A series combination of $n_1$ capacitors, each of capacity $C_1$ is charged by source of potential difference $4\, V$. When another parallel combination of $n_2$ capacitors each of capacity $C_2$ is charged by a source of potential difference $V$, it has the same total energy stored in it as the first combination has.
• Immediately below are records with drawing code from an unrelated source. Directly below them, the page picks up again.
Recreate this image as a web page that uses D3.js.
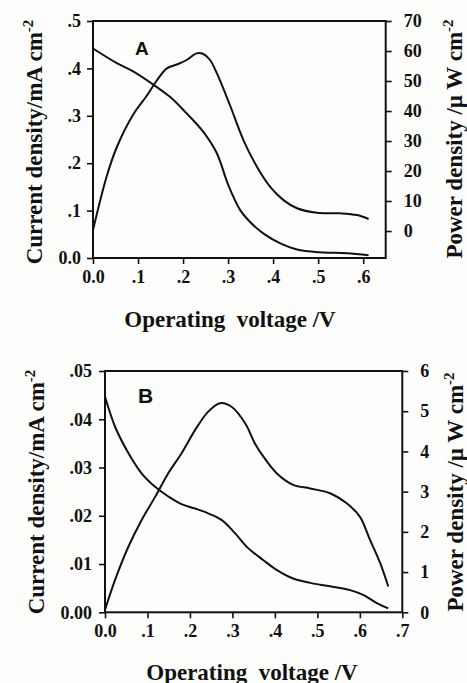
<!DOCTYPE html>
<html>
<head>
<meta charset="utf-8">
<script src="https://cdn.jsdelivr.net/npm/d3@7"></script>
<style>
  html, body { margin: 0; padding: 0; background: #fdfdfb; }
  svg { display: block; }
  .tick text { font-family: "Liberation Serif", "Times New Roman", serif; font-weight: bold; font-size: 18px; fill: #111; }
  .axis-title { font-family: "Liberation Serif", "Times New Roman", serif; font-weight: bold; font-size: 23px; fill: #111; white-space: pre; }
  .panel-tag { font-family: "Liberation Sans", Arial, sans-serif; font-weight: bold; font-size: 20px; fill: #111; }
</style>
</head>
<body>
<div id="chart"></div>
<script>
// ── Data: panel A ──────────────────────────────────────────────────────────
const aCurrentV = [0, 0.053, 0.09, 0.141, 0.171, 0.208, 0.245, 0.275, 0.30, 0.327, 0.35, 0.378, 0.416, 0.453, 0.504, 0.564, 0.612];
const aCurrent  = [0.442, 0.411, 0.393, 0.361, 0.34, 0.305, 0.266, 0.221, 0.155, 0.101, 0.075, 0.052, 0.031, 0.018, 0.012, 0.010, 0.006];
const aPowerV   = [0, 0.03, 0.053, 0.09, 0.119, 0.141, 0.164, 0.186, 0.208, 0.23, 0.245, 0.26, 0.275, 0.304, 0.334, 0.364, 0.393, 0.423, 0.453, 0.497, 0.549, 0.586, 0.612];
const aPower    = [0.3, 18, 28, 39, 45, 50, 54.2, 55.5, 57, 59.2, 59, 57, 52.6, 42, 30.3, 21.4, 14.8, 10.3, 7.6, 6.1, 5.9, 5.3, 4.0];

// ── Data: panel B ──────────────────────────────────────────────────────────
const bCurrentV = [0, 0.0235, 0.055, 0.086, 0.118, 0.149, 0.18, 0.212, 0.243, 0.275, 0.306, 0.337, 0.373, 0.404, 0.443, 0.483, 0.53, 0.577, 0.608, 0.64, 0.667];
const bCurrent  = [0.0447, 0.0385, 0.033, 0.0288, 0.026, 0.024, 0.0224, 0.0215, 0.0205, 0.0191, 0.0164, 0.0133, 0.0108, 0.0088, 0.007, 0.0061, 0.0054, 0.0046, 0.0036, 0.0019, 0.0008];
const bPowerV   = [0, 0.0235, 0.055, 0.086, 0.118, 0.149, 0.18, 0.212, 0.243, 0.271, 0.298, 0.33, 0.353, 0.373, 0.404, 0.443, 0.483, 0.53, 0.569, 0.6, 0.624, 0.648, 0.667];
const bPower    = [0.06, 0.8, 1.63, 2.29, 2.87, 3.46, 3.95, 4.53, 4.99, 5.2, 5.11, 4.7, 4.2, 3.87, 3.46, 3.17, 3.08, 2.96, 2.71, 2.38, 1.8, 1.22, 0.64];

// ── Tick labels ────────────────────────────────────────────────────────────
const aXTicks = ["0.0", ".1", ".2", ".3", ".4", ".5", ".6"];
const aLTicks = ["0.0", ".1", ".2", ".3", ".4", ".5"];
const aRTicks = ["0", "10", "20", "30", "40", "50", "60", "70"];
const bXTicks = ["0.0", ".1", ".2", ".3", ".4", ".5", ".6", ".7"];
const bLTicks = ["0.00", ".01", ".02", ".03", ".04", ".05"];
const bRTicks = ["0", "1", "2", "3", "4", "5", "6"];

const xTitle = "Operating  voltage /V";
const leftTitle = "Current density/mA cm";
const rightTitle = "Power density /\u00b5 W cm";

const svg = d3.select("#chart").append("svg")
  .attr("width", 467).attr("height", 683);

function drawPanel(p) {
  const x = d3.scaleLinear().domain(p.xDomain).range([p.left, p.right]);
  const yL = d3.scaleLinear().domain(p.lDomain).range([p.bottom, p.top]);
  const yR = d3.scaleLinear().domain(p.rDomain).range([p.bottom, p.top]);

  const g = svg.append("g");

  // ── Axes ───────────────────────────────────────────────────────────────
  const xAx = g.append("g").attr("transform", `translate(0,${p.bottom})`)
    .call(d3.axisBottom(x).tickValues(p.xTicks.map(Number)).tickFormat((d, i) => p.xTicks[i])
      .tickSizeInner(6).tickSizeOuter(0).tickPadding(6));
  const lAx = g.append("g").attr("transform", `translate(${p.left},0)`)
    .call(d3.axisLeft(yL).tickValues(p.lTicks.map(Number)).tickFormat((d, i) => p.lTicks[i])
      .tickSizeInner(6).tickSizeOuter(0).tickPadding(p.lPad));
  const rAx = g.append("g").attr("transform", `translate(${p.right},0)`)
    .call(d3.axisRight(yR).tickValues(p.rTicks.map(Number)).tickFormat((d, i) => p.rTicks[i])
      .tickSizeInner(6).tickSizeOuter(0).tickPadding(p.rPad));

  [xAx, lAx, rAx].forEach((a) => {
    a.select(".domain").remove();
    a.selectAll(".tick line").attr("stroke", "#111").attr("stroke-width", 1.6);
  });

  // ── Frame ──────────────────────────────────────────────────────────────
  g.append("rect")
    .attr("x", p.left).attr("y", p.top)
    .attr("width", p.right - p.left).attr("height", p.bottom - p.top)
    .attr("fill", "none").attr("stroke", "#111").attr("stroke-width", 2);

  // ── Curves ─────────────────────────────────────────────────────────────
  const lineL = d3.line().x((d) => x(d[0])).y((d) => yL(d[1])).curve(d3.curveCatmullRom.alpha(0.5));
  const lineR = d3.line().x((d) => x(d[0])).y((d) => yR(d[1])).curve(d3.curveCatmullRom.alpha(0.5));

  g.append("path").datum(d3.zip(p.curV, p.cur))
    .attr("d", lineL).attr("fill", "none").attr("stroke", "#111").attr("stroke-width", 2);
  g.append("path").datum(d3.zip(p.powV, p.pow))
    .attr("d", lineR).attr("fill", "none").attr("stroke", "#111").attr("stroke-width", 2);

  // ── Panel tag ──────────────────────────────────────────────────────────
  g.append("text").attr("class", "panel-tag")
    .attr("x", p.tag[0]).attr("y", p.tag[1]).style("font-size", p.tagSize + "px")
    .text(p.name);

  // ── Titles ─────────────────────────────────────────────────────────────
  g.append("text").attr("class", "axis-title")
    .attr("x", p.xTitlePos[0]).attr("y", p.xTitlePos[1])
    .attr("text-anchor", "middle").text(xTitle);

  const lt = g.append("text").attr("class", "axis-title")
    .attr("transform", `translate(${p.lTitlePos[0]},${p.lTitlePos[1]}) rotate(-90)`)
    .attr("text-anchor", "middle");
  lt.append("tspan").text(leftTitle);
  lt.append("tspan").attr("dy", -9).style("font-size", "15px").text("-2");

  const rt = g.append("text").attr("class", "axis-title")
    .attr("transform", `translate(${p.rTitlePos[0]},${p.rTitlePos[1]}) rotate(-90)`)
    .attr("text-anchor", "middle");
  rt.append("tspan").text(rightTitle);
  rt.append("tspan").attr("dy", -9).style("font-size", "15px").text("-2");
}

drawPanel({
  name: "A", left: 93, right: 385.7, top: 21, bottom: 258,
  xDomain: [0, 0.65], lDomain: [0, 0.5], rDomain: [-9, 70],
  xTicks: aXTicks, lTicks: aLTicks, rTicks: aRTicks, lPad: 6, rPad: 12,
  curV: aCurrentV, cur: aCurrent, powV: aPowerV, pow: aPower,
  tag: [135, 55], tagSize: 19,
  xTitlePos: [230, 327], lTitlePos: [41.5, 142], rTitlePos: [462, 139],
});

drawPanel({
  name: "B", left: 105, right: 402.3, top: 371, bottom: 612.3,
  xDomain: [0, 0.7], lDomain: [0, 0.05], rDomain: [0, 6],
  xTicks: bXTicks, lTicks: bLTicks, rTicks: bRTicks, lPad: 7, rPad: 12,
  curV: bCurrentV, cur: bCurrent, powV: bPowerV, pow: bPower,
  tag: [138, 403], tagSize: 21,
  xTitlePos: [252, 680], lTitlePos: [44, 492], rTitlePos: [463, 492],
});
</script>
</body>
</html>
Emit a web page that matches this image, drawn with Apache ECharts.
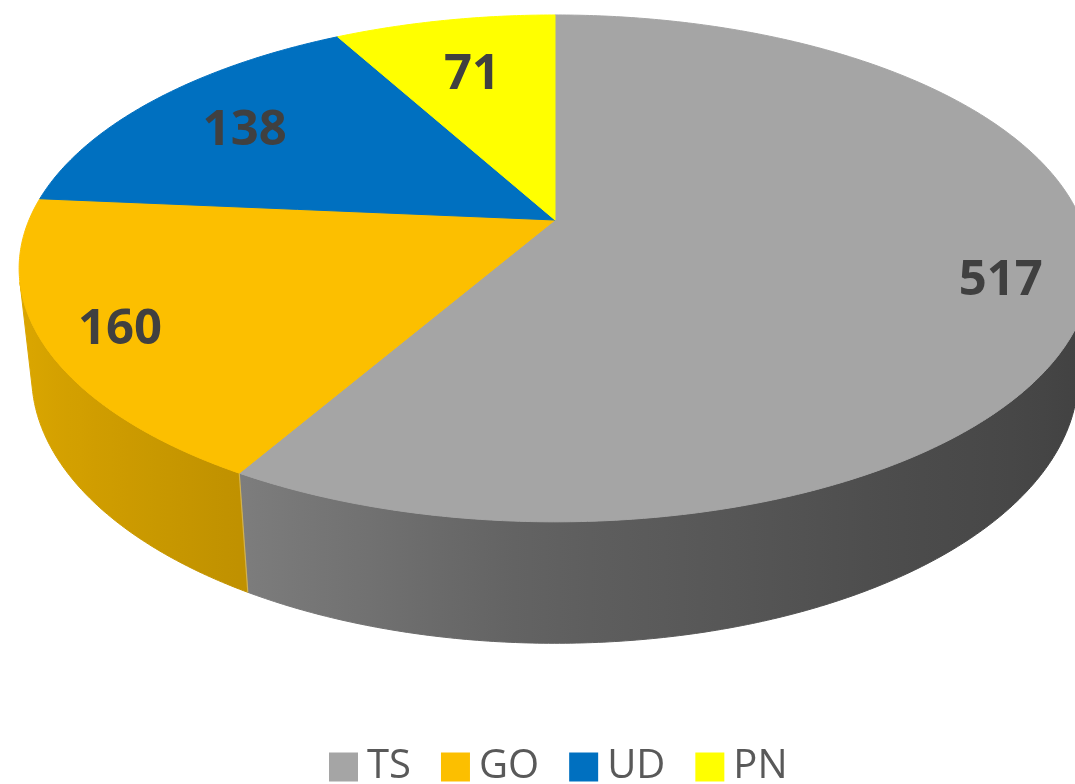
<!DOCTYPE html>
<html>
<head>
<meta charset="utf-8">
<script src="https://cdn.jsdelivr.net/npm/echarts@6/dist/echarts.min.js"></script>
<style>
  html, body { margin: 0; padding: 0; background: #ffffff; }
  #chart { width: 1075px; height: 784px; }
</style>
</head>
<body>
<div id="chart"></div>
<script>
// Category counts shown as a tilted 3D pie
const categories = ['TS', 'GO', 'UD', 'PN'];
const counts = [517, 160, 138, 71];
const sliceColors = ['#a5a5a5', '#fcbf00', '#0070c0', '#ffff00'];

// Camera / disc geometry for the perspective projection
const view = { cx: 555, cy: 220, scale: 526, tilt: 27.66, dist: 4.637, depth: 0.232 };
const tiltRad = view.tilt * Math.PI / 180;
const sinT = Math.sin(tiltRad), cosT = Math.cos(tiltRad);

// Outer wall faces the camera only where cos(theta) is below this limit
const wallLimit = -1 / (view.dist * cosT);
const visFrom = Math.acos(wallLimit);
const visTo = 2 * Math.PI - visFrom;

// theta: clockwise from 12 o'clock; r: fraction of radius; h: 0 top, -depth bottom
function project(r, theta, h) {
  const u = r * Math.sin(theta), v = r * Math.cos(theta);
  const w = 1 + (v * cosT - h * sinT) / view.dist;
  return [view.cx + view.scale * u / w, view.cy - view.scale * (v * sinT + h * cosT) / w];
}

function hexToRgb(hex) {
  const n = parseInt(hex.slice(1), 16);
  return [(n >> 16) & 255, (n >> 8) & 255, n & 255];
}

// Side lighting from the front left: brightness against the wall's sideways normal
const shadeCurve = [[-1, 0.88], [-0.5, 0.76], [-0.25, 0.67], [0, 0.58], [0.5, 0.47], [1, 0.39]];
function wallShade(hex, theta) {
  const u = Math.sin(theta);
  let f = shadeCurve[shadeCurve.length - 1][1];
  for (let k = 0; k < shadeCurve.length - 1; k++) {
    const p = shadeCurve[k], q = shadeCurve[k + 1];
    if (u <= q[0]) { f = p[1] + (q[1] - p[1]) * (u - p[0]) / (q[0] - p[0]); break; }
  }
  const c = hexToRgb(hex).map(x => Math.max(0, Math.min(255, Math.round(x * f))));
  return 'rgb(' + c.join(',') + ')';
}

const total = counts.reduce((a, b) => a + b, 0);

function sliceRenderer(idx) {
  return function (params, api) {
    let before = 0;
    for (let k = 0; k < idx; k++) before += counts[k];
    const value = api.value(0);
    const a0 = before / total * 2 * Math.PI;
    const a1 = (before + value) / total * 2 * Math.PI;
    const base = sliceColors[idx];
    const children = [];

    // top face
    const topPts = [project(0, 0, 0)];
    const n = Math.max(2, Math.ceil((a1 - a0) / (Math.PI / 360)));
    for (let s = 0; s <= n; s++) topPts.push(project(1, a0 + (a1 - a0) * s / n, 0));
    children.push({
      type: 'polygon', z2: 5,
      shape: { points: topPts },
      style: { fill: base, stroke: base, lineWidth: 1, lineJoin: 'round' }
    });

    // visible outer wall
    const w0 = Math.max(a0, visFrom), w1 = Math.min(a1, visTo);
    if (w1 > w0) {
      const m = Math.max(2, Math.ceil((w1 - w0) / (Math.PI / 360)));
      const upper = [], lower = [];
      for (let s = 0; s <= m; s++) {
        const t = w0 + (w1 - w0) * s / m;
        upper.push(project(1, t, 0));
        lower.push(project(1, t, -view.depth));
      }
      const xa = upper[0][0], xb = upper[m][0];
      const xmin = Math.min(xa, xb), xmax = Math.max(xa, xb);
      const stops = [];
      const ns = 16;
      for (let s = 0; s <= ns; s++) {
        const t = w0 + (w1 - w0) * s / ns;
        const x = project(1, t, 0)[0];
        stops.push({ offset: (x - xmin) / (xmax - xmin || 1), color: wallShade(base, t) });
      }
      stops.sort((p, q) => p.offset - q.offset);
      stops[0].offset = 0;
      stops[stops.length - 1].offset = 1;
      const grad = new echarts.graphic.LinearGradient(xmin, 0, xmax, 0, stops, true);
      children.push({
        type: 'polygon', z2: 1,
        shape: { points: upper.concat(lower.reverse()) },
        style: { fill: grad, stroke: grad, lineWidth: 1, lineJoin: 'round' }
      });
      if (a0 > visFrom && a0 < visTo) {
        const pt = project(1, a0, 0), pb = project(1, a0, -view.depth);
        children.push({
          type: 'line', z2: 3,
          shape: { x1: pt[0], y1: pt[1], x2: pb[0], y2: pb[1] },
          style: { stroke: 'rgba(255,255,255,0.3)', lineWidth: 1.2 }
        });
      }
    }

    // value label on the top face
    const mid = (a0 + a1) / 2;
    const rl = 0.815 - 0.1 * Math.cos(mid);
    const lp = project(rl, mid, 0);
    children.push({
      type: 'text', z2: 10,
      x: lp[0], y: lp[1] + 5,
      style: {
        text: String(value),
        fill: '#404040',
        fontFamily: 'Open Sans',
        fontWeight: 'bold',
        fontSize: 49,
        align: 'center',
        verticalAlign: 'middle'
      }
    });

    return { type: 'group', children: children };
  };
}

const chart = echarts.init(document.getElementById('chart'), null, { renderer: 'canvas' });

chart.setOption({
  animation: false,
  backgroundColor: '#ffffff',
  legend: {
    data: categories,
    top: 747,
    left: 329,
    padding: 0,
    itemWidth: 29,
    itemHeight: 29,
    itemGap: 30,
    icon: 'rect',
    textStyle: {
      fontFamily: 'Open Sans',
      fontSize: 40,
      lineHeight: 29,
      color: '#595959',
      padding: [0, 0, 0, 4]
    }
  },
  series: categories.map((name, i) => ({
    type: 'custom',
    name: name,
    coordinateSystem: 'none',
    itemStyle: { color: sliceColors[i] },
    data: [counts[i]],
    renderItem: sliceRenderer(i)
  }))
});
</script>
</body>
</html>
The value of $C_2$ in terms of $C_1$ is then

• A. $16 \frac{n_{2}}{n_{1}}C_{1}$
• B. $\frac{2 C_{1}}{n_{1}n_{2}}$
• C. $2 \frac{n_{1}}{n_{2}}C_{2}$
• D. $\frac{16 C_{1}}{n_{1}n_{2}}$

Answer 1

Answer: (D)

$\frac{16 C_{1}}{n_{1}n_{2}}$

Answer 2

Equivalent capacitance of $n_2$ number of capacitors each of capacitance $C_2$ in parallel $= n_2C_2$ Equivalent capacitance of $n_1$ number of capacitors each of capacitances $C_1$ in series. Capacitance of each is $C_{1} \frac{C_{1}}{n_{1}}$ According to question, total energy stored in both the combinations are same $i.e, \frac{1}{2}\left(\frac{C_{1}}{n_{1}}\right)\left(4V\right)^{2} = \frac{1}{2}\left(n_{2}C_{2}\quad\right)^{2}$ $\therefore\,C_{2} = \frac{16C_{1}}{n_{1}n_{2}}$